Really enjoyed this article thank you! 🙂 

The quote "What are men to rocks and mountains?" has been a favourite of mine since I first read P&P as a teenager. 

 simoninger 12 Sep 2022
In reply to UKC/UKH Articles:

Here in Bath it's the Jane Austen Festival this week. A yomp over the Mendips isn't in the programme, oddly enough. 

In reply to UKC/UKH Articles:

Jane Austen? Really? You are using a very elastic definition of "Mountain Literature"!

May I humbly suggest sharing your thoughts on Ralph Barker's "The Last Blue Mountain"?
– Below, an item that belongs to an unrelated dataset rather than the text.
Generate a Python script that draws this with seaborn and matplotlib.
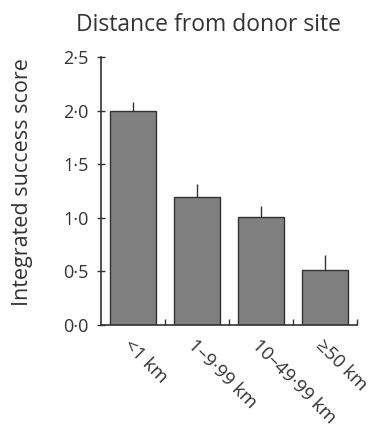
import numpy as np
import pandas as pd
import matplotlib
matplotlib.use('Agg')
import matplotlib.pyplot as plt
import seaborn as sns
from matplotlib.ticker import FuncFormatter, FixedLocator

# --- data ---
categories = ['<1 km', '1–9·99 km', '10–49·99 km', '≥50 km']
scores = [2.00, 1.19, 1.01, 0.51]
upper_err = [0.08, 0.13, 0.10, 0.14]

df = pd.DataFrame({'distance': categories, 'score': scores})

sns.set_style('white')
plt.rcParams['font.family'] = ['Open Sans', 'DejaVu Sans']

fig = plt.figure(figsize=(3.73, 4.29), dpi=100)
ax = fig.add_axes([0.271, 0.2424, 0.686, 0.6247])

sns.barplot(x='distance', y='score', data=df, color='#808080', saturation=1,
            edgecolor='#333333', linewidth=1.0, width=0.72, errorbar=None, ax=ax)
ax.errorbar(np.arange(len(categories)), scores,
            yerr=[np.zeros(len(scores)), upper_err],
            fmt='none', ecolor='#333333', elinewidth=1.0, capsize=0)

ax.set_xlim(-0.5, len(categories) - 0.5)
ax.set_ylim(0, 2.5)
ax.set_yticks([0, 0.5, 1.0, 1.5, 2.0, 2.5])
ax.yaxis.set_major_formatter(FuncFormatter(lambda v, p: f'{v:.1f}'.replace('.', '·')))

# boundary ticks on the x axis, pointing inward
ax.xaxis.set_minor_locator(FixedLocator(np.arange(len(categories)) + 0.5))
ax.tick_params(axis='x', which='minor', direction='in', length=4, width=1, color='#333333', bottom=True)
ax.tick_params(axis='x', which='major', length=0, pad=8)
ax.tick_params(axis='y', which='major', direction='inout', length=6, width=1, color='#333333',
               left=True, labelsize=13, labelcolor='#333333', pad=6)
ax.set_xticks(range(len(categories)))
ax.set_xticklabels(categories, rotation=-45, ha='left', va='top', rotation_mode='anchor',
                   fontsize=13.5, color='#333333')
for lab in ax.get_xticklabels():
    lab.set_x(lab.get_position()[0])

for side in ['top', 'right']:
    ax.spines[side].set_visible(False)
for side in ['left', 'bottom']:
    ax.spines[side].set_color('#333333')
    ax.spines[side].set_linewidth(1.2)

ax.set_xlabel('')
ax.set_ylabel('')
fig.text(0.059, 0.576, 'Integrated success score', rotation=90, ha='center', va='center',
         fontsize=15.5, color='#333333')
fig.text(0.56, 0.942, 'Distance from donor site', ha='center', va='center',
         fontsize=16.5, color='#333333')

fig.savefig('out.png', dpi=100)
(PS I enjoy dipping into "Granite and Grit" - marvellous!)

 Pedro50 20:54 Tue
In reply to UKC/UKH Articles:

I've never read any Austen but the Rachel Parris comedy on R4 at 6.30 this evening was excellent and almost made me think I might give her a go. 

In reply to Pedro50:

I've read all of Jane Austen's books (*), her portrayals of "people" she disapproves of are brilliant, polite but incredibly cutting so that you sometimes have to read them twice to be sure that she really is having a good go at them.

(*) - actually over the years I think I've now read them all twice (except the unfinished ones like Sandition, but P&P probably 3 or 4 times), and unlike the OP, Northanger Abbey is the one I least like.